Note each line where "this" appears, and copy it.

_Records shown_:
= = = =

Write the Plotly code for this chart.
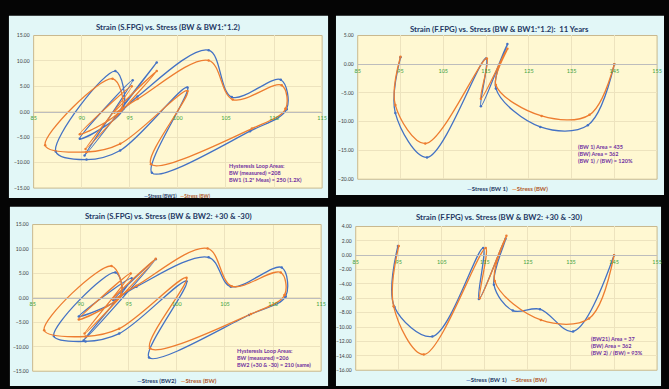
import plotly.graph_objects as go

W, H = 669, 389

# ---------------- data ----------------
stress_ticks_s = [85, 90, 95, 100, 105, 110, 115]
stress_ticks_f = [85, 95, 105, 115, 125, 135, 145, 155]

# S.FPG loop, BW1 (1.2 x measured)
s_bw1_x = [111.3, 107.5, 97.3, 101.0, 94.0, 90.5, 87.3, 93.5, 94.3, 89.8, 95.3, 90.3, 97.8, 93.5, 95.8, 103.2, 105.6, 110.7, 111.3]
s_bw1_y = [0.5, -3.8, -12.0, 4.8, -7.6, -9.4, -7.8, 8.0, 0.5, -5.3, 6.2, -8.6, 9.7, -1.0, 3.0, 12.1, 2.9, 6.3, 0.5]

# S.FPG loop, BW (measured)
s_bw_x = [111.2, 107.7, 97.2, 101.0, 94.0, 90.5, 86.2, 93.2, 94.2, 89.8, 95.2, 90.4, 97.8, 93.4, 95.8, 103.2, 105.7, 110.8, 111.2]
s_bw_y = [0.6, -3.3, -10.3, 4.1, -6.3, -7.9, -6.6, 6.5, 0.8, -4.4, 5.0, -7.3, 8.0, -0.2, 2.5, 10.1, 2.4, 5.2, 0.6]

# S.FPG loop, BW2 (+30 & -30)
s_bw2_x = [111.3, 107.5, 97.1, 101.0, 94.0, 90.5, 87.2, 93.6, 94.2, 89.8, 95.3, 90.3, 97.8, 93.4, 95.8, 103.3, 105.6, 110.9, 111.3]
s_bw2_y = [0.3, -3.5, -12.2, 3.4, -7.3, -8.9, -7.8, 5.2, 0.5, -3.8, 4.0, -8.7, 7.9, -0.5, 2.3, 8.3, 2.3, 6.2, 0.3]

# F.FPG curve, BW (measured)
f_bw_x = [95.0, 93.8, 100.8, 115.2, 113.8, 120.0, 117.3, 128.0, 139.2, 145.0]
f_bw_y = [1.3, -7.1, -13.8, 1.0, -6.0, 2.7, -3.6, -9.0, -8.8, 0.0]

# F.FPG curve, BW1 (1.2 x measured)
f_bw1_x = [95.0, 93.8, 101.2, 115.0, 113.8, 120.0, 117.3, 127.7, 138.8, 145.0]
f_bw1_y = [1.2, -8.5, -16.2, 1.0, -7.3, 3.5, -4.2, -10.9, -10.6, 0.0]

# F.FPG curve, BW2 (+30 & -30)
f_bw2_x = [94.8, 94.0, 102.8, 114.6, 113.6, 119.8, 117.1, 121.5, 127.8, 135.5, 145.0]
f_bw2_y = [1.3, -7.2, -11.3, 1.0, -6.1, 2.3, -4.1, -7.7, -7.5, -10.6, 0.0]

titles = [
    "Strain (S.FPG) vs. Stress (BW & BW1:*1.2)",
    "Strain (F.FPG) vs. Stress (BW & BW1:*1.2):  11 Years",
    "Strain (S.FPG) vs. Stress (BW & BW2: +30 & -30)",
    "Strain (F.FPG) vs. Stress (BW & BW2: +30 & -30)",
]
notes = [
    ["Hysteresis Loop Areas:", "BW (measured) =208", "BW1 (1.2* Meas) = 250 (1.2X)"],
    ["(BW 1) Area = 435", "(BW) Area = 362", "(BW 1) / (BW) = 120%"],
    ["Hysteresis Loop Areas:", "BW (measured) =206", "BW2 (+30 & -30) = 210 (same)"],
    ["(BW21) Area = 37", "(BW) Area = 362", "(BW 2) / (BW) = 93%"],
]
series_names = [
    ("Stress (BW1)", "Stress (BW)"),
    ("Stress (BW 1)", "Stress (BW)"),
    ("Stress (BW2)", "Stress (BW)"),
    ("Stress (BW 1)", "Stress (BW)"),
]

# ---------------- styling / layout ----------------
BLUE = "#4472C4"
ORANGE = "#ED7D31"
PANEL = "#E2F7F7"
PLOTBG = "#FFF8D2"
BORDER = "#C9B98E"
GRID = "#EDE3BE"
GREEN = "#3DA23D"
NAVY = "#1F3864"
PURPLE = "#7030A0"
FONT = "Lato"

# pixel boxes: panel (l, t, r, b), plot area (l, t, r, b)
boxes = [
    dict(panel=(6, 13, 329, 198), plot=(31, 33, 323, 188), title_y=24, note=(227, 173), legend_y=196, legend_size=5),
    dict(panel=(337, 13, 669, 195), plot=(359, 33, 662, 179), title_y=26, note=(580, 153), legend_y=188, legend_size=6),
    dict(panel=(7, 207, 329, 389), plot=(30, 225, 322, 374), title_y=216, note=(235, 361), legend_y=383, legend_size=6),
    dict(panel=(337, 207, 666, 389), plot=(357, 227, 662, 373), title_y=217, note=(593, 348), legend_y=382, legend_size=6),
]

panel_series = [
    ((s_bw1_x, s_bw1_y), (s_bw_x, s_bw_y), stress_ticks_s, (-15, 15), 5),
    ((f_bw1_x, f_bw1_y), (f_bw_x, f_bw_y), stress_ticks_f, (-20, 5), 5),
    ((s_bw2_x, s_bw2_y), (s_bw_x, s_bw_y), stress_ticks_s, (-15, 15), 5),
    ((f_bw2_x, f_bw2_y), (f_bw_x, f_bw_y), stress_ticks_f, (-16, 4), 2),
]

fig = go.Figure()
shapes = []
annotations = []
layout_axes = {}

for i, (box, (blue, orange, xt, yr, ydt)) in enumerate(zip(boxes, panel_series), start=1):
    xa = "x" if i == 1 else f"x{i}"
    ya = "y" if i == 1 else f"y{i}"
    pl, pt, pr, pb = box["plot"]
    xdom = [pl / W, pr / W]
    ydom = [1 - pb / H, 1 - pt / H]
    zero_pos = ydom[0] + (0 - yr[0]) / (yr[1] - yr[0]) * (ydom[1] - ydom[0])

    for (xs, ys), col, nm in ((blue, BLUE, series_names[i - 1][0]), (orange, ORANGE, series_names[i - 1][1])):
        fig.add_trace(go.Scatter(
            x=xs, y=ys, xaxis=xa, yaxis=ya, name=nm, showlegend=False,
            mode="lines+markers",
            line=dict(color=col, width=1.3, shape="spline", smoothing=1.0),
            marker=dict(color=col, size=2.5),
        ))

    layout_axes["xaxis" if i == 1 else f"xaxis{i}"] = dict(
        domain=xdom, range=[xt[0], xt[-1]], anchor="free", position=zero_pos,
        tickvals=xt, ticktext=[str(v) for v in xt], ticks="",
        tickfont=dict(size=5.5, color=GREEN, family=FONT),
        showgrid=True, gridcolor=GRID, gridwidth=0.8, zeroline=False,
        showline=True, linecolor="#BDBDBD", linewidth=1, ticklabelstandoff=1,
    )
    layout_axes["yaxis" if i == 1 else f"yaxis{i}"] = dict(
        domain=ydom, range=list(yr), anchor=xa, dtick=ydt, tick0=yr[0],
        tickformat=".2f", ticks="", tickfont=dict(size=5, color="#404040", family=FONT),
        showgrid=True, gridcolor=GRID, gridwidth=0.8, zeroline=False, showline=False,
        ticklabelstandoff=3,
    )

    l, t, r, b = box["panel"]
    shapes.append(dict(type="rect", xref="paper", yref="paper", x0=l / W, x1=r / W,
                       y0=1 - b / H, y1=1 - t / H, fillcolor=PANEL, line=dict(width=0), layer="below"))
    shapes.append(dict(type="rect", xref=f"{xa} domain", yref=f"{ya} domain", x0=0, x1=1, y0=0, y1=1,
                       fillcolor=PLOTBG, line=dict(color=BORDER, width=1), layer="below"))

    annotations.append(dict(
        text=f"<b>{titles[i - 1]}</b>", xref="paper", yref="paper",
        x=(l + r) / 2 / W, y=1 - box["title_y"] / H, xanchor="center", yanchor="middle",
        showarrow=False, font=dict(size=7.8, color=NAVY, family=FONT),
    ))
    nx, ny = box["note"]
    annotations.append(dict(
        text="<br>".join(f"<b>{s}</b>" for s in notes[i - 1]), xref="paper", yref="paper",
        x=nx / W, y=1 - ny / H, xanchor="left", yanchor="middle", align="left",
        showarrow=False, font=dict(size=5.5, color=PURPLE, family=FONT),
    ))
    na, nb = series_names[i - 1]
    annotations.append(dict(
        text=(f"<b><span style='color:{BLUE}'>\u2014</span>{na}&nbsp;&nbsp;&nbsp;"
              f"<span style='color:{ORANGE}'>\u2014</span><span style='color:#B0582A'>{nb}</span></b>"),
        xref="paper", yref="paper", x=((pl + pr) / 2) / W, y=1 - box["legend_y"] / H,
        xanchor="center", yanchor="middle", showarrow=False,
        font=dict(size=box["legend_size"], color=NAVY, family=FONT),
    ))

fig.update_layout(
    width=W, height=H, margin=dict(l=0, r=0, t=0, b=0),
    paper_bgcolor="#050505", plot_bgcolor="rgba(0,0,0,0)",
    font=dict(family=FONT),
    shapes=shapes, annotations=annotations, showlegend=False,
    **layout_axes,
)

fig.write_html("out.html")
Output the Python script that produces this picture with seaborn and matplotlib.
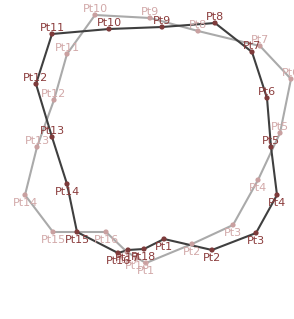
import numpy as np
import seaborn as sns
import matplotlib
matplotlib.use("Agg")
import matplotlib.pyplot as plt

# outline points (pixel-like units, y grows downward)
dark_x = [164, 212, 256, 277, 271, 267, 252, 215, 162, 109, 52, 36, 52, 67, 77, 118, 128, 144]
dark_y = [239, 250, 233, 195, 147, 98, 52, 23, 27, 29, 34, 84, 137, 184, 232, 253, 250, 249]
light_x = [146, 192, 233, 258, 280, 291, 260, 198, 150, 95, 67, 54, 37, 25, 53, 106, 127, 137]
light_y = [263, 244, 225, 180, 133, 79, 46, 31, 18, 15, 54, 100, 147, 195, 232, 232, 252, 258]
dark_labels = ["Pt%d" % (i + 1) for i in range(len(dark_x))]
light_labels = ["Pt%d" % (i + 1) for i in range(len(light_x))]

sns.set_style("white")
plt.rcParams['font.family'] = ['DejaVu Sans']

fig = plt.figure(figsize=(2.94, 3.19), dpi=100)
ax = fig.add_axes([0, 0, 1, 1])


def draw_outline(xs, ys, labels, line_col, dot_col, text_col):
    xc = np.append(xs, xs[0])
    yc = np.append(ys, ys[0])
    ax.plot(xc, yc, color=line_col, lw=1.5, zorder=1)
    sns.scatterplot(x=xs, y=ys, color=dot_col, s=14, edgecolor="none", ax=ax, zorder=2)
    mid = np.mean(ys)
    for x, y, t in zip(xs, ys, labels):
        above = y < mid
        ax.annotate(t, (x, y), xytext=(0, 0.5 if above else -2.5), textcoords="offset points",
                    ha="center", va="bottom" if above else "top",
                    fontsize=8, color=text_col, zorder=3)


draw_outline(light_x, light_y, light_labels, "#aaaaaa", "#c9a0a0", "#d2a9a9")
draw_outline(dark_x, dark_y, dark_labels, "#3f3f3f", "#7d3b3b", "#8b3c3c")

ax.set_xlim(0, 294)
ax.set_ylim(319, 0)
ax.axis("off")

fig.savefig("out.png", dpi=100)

= = = =

_Full solution_:
Write the Plotly code for this chart.
Output the Python script that produces this picture with seaborn and matplotlib.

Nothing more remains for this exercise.